A theoretical consideration of two dimensional underflows and surge‐type turbidity currents results in a general momentum equation. A number of formulae in current use are special cases of this equation, among which are the modified Chézy equation and Bagnold's criterion for autosuspension. Five dimensionless parameters are included: the Richardson number Ri (defined as the inverse square of the Froude number), the friction coefficient c f , the slope β, the dimensionless settling velocity of the sediment V s /u and the changes in flow height with distance dD/dx. The latter is mainly a measure of the dilution by entrainment of ambient water. For chalk powder experiments on surge type turbidity currents and on the initial front of continuous underflows the momentum equation is shown to be correct.
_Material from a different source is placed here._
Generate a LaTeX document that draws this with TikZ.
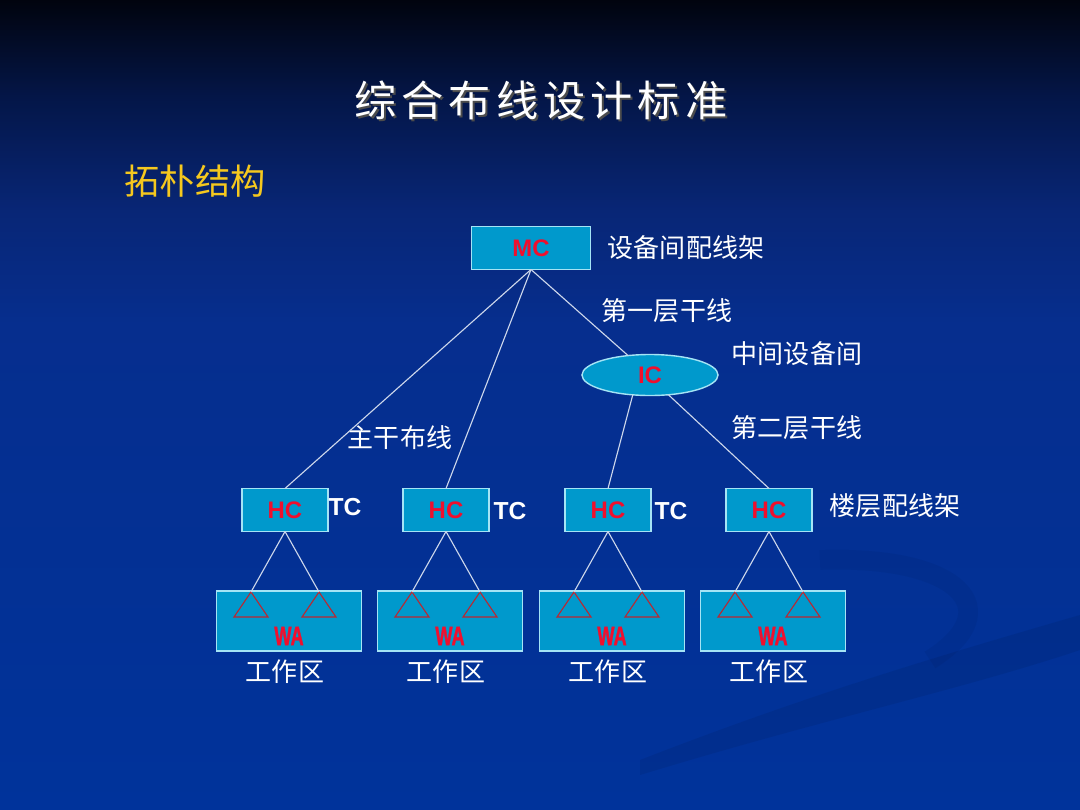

Values for Ri range from about 1.5 at 0° slope to about 0.75 at 5° and are slightly to substantially lower than values from earlier authors. The two types of turbidity currents investigated show close similarity. A surprising attribute is their strong dilution even at very low‐angle slopes. Pelitic sedimentation is possible from the upper, dilute part of the currents, graded intervals found at the base of turbidites can be explained as bedload deposits from the lowermost, concentrated layer of the current; hydraulic jumps are expected to be rare in surge‐type turbidity currents and fronts of incipient underflows.